**Data in this exercise:**
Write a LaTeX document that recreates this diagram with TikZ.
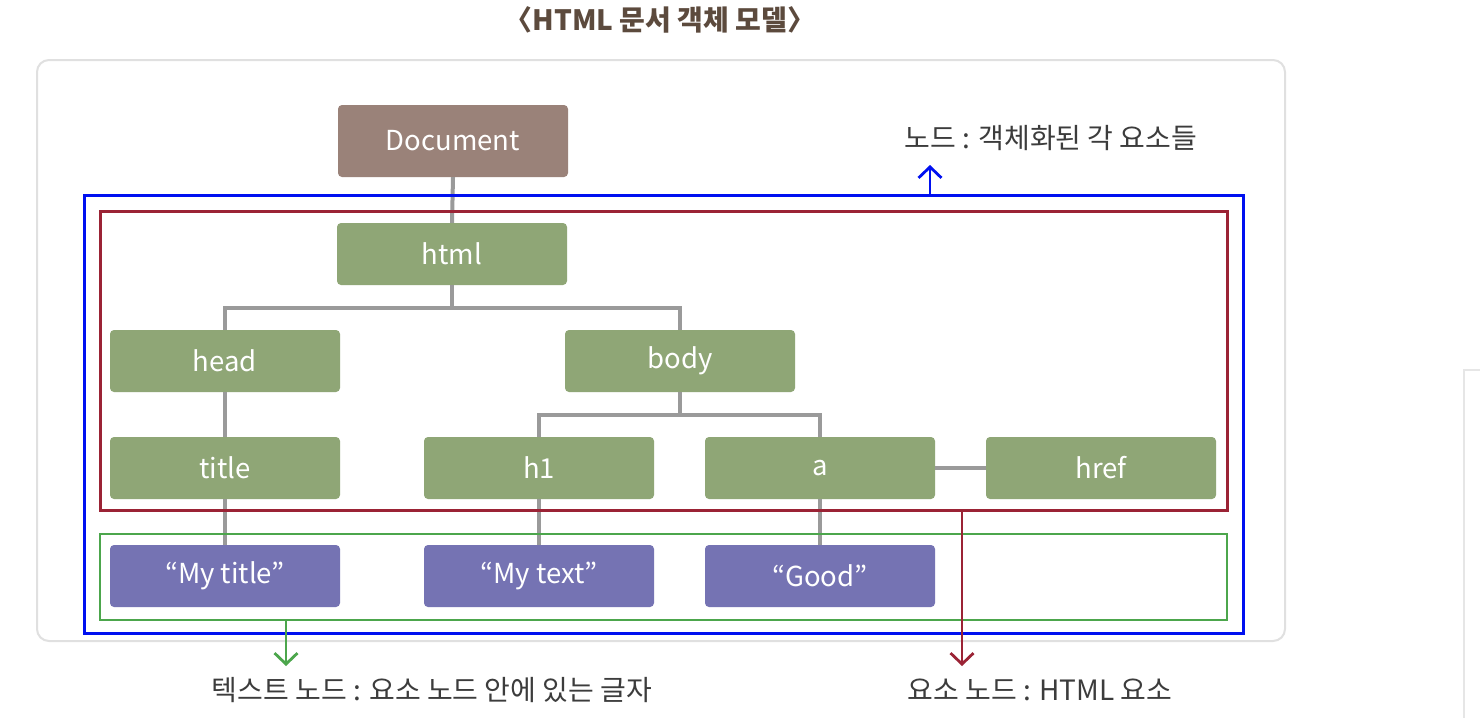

* * *

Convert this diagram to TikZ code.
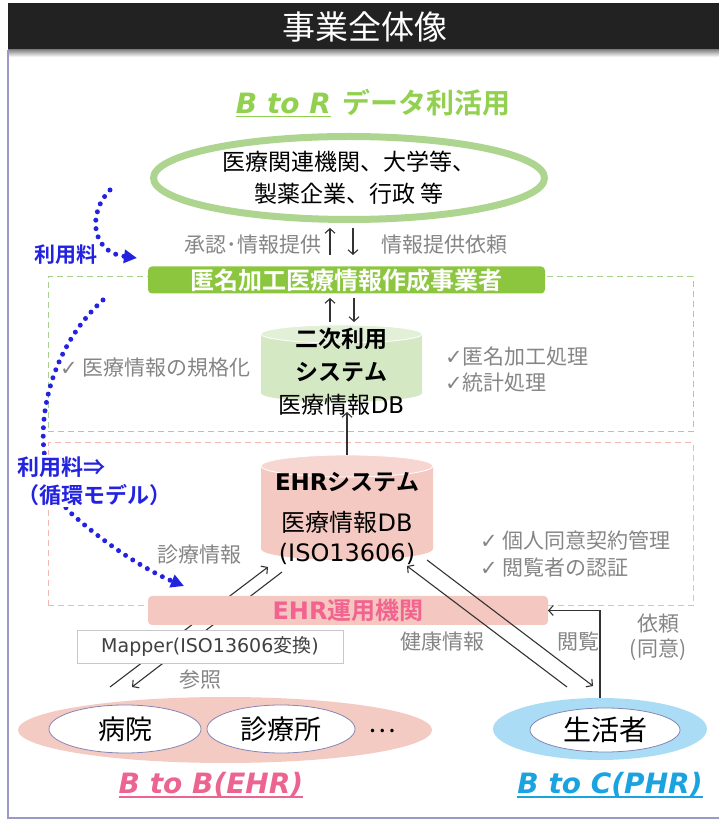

==

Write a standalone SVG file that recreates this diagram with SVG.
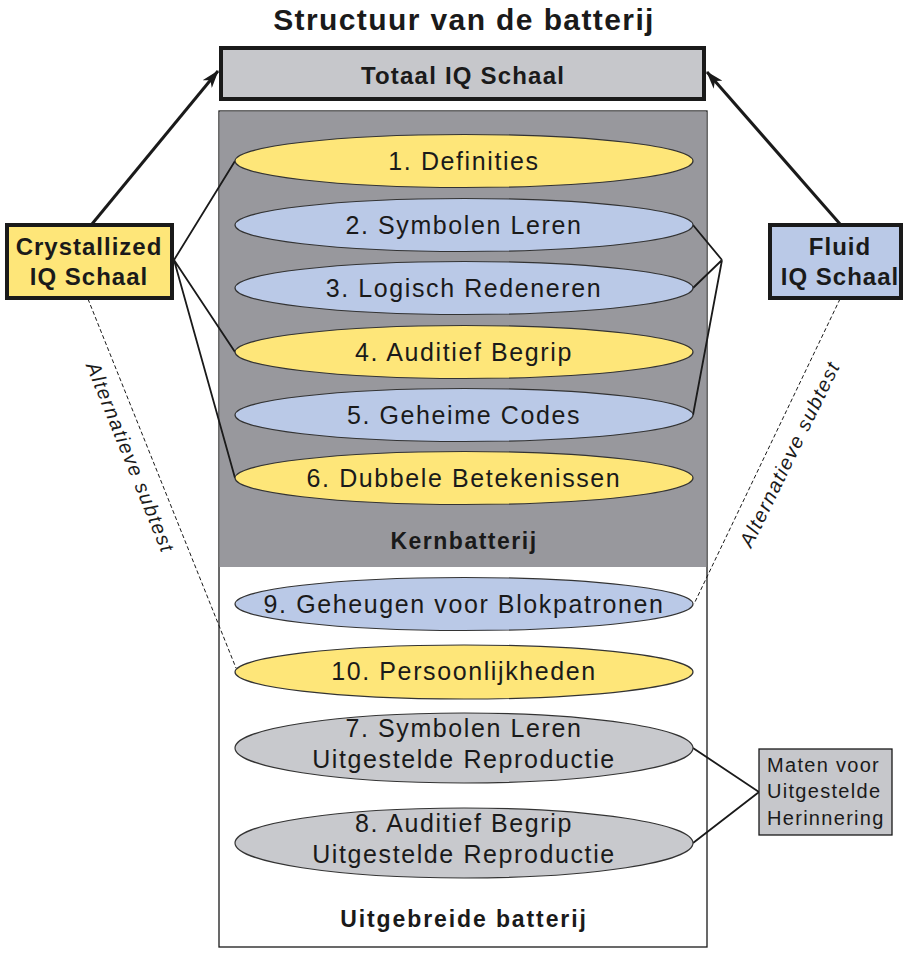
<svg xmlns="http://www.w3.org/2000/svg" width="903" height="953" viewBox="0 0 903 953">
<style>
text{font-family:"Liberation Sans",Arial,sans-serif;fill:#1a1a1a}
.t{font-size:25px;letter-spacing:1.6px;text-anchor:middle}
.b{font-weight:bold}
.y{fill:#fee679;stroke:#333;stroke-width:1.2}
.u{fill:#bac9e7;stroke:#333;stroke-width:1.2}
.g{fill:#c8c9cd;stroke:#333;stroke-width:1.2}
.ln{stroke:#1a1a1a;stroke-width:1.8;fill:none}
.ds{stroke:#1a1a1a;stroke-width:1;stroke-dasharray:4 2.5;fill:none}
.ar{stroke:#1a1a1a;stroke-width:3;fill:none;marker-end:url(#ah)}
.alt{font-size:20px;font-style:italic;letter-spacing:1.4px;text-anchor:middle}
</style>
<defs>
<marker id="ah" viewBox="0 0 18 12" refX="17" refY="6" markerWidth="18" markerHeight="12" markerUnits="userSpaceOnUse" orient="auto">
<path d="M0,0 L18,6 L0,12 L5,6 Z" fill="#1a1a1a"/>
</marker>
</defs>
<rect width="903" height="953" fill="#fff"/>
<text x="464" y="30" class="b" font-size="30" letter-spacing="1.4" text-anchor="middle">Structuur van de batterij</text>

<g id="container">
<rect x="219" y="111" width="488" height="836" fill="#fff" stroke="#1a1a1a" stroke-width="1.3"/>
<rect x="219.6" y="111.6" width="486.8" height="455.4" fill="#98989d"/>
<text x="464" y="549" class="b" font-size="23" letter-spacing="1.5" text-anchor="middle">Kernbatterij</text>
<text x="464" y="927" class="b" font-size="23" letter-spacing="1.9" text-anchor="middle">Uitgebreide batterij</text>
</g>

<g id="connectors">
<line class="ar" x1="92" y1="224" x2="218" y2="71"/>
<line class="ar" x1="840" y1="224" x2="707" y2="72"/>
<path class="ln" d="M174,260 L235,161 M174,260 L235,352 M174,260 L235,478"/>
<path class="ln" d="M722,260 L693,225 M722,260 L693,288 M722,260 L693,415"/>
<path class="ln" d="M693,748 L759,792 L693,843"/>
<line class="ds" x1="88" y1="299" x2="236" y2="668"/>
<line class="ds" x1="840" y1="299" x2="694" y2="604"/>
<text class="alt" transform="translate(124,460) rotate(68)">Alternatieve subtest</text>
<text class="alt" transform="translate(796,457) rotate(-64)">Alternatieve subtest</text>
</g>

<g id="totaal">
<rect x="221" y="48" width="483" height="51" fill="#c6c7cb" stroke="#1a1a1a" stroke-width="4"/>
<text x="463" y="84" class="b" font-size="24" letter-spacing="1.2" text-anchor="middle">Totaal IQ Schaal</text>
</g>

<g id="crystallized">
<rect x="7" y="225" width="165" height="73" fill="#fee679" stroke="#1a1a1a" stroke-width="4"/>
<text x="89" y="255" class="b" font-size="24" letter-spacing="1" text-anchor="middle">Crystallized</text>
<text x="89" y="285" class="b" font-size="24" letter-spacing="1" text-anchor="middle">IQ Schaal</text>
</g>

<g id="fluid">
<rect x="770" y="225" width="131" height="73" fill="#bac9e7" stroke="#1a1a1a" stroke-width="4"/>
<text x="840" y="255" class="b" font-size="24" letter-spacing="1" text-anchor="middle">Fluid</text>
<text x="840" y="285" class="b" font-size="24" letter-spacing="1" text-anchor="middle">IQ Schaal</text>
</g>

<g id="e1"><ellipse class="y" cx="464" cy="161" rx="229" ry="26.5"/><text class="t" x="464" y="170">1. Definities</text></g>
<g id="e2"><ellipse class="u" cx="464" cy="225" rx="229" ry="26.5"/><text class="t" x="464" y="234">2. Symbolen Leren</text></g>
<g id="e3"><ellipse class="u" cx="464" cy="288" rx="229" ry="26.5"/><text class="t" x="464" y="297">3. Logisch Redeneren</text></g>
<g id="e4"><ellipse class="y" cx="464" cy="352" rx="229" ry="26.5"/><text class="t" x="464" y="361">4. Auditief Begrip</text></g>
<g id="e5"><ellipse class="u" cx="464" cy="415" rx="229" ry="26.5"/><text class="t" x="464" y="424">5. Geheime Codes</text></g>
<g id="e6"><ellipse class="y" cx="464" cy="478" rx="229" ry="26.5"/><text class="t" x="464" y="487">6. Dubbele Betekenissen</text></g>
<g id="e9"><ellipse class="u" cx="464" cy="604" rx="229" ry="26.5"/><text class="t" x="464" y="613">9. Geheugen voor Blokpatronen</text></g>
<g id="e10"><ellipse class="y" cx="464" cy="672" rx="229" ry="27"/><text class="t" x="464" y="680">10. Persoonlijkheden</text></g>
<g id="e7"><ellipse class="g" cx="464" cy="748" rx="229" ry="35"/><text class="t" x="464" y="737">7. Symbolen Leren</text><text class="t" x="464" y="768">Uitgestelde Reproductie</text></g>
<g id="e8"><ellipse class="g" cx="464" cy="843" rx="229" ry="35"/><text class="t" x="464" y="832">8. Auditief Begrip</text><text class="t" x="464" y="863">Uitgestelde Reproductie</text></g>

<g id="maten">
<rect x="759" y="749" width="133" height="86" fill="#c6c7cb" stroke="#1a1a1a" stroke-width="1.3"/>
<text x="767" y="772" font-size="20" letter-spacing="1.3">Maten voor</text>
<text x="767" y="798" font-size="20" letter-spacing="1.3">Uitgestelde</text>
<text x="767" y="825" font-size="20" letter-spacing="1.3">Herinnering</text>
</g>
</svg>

**Set problem:** Your copy should hold only the lines from the one containing "Write a standalone" through the one containing "van de batterij</text>", word for word, with no pictures.

**Exercise output:**
Write a standalone SVG file that recreates this diagram with SVG.
<svg xmlns="http://www.w3.org/2000/svg" width="903" height="953" viewBox="0 0 903 953">
<style>
text{font-family:"Liberation Sans",Arial,sans-serif;fill:#1a1a1a}
.t{font-size:25px;letter-spacing:1.6px;text-anchor:middle}
.b{font-weight:bold}
.y{fill:#fee679;stroke:#333;stroke-width:1.2}
.u{fill:#bac9e7;stroke:#333;stroke-width:1.2}
.g{fill:#c8c9cd;stroke:#333;stroke-width:1.2}
.ln{stroke:#1a1a1a;stroke-width:1.8;fill:none}
.ds{stroke:#1a1a1a;stroke-width:1;stroke-dasharray:4 2.5;fill:none}
.ar{stroke:#1a1a1a;stroke-width:3;fill:none;marker-end:url(#ah)}
.alt{font-size:20px;font-style:italic;letter-spacing:1.4px;text-anchor:middle}
</style>
<defs>
<marker id="ah" viewBox="0 0 18 12" refX="17" refY="6" markerWidth="18" markerHeight="12" markerUnits="userSpaceOnUse" orient="auto">
<path d="M0,0 L18,6 L0,12 L5,6 Z" fill="#1a1a1a"/>
</marker>
</defs>
<rect width="903" height="953" fill="#fff"/>
<text x="464" y="30" class="b" font-size="30" letter-spacing="1.4" text-anchor="middle">Structuur van de batterij</text>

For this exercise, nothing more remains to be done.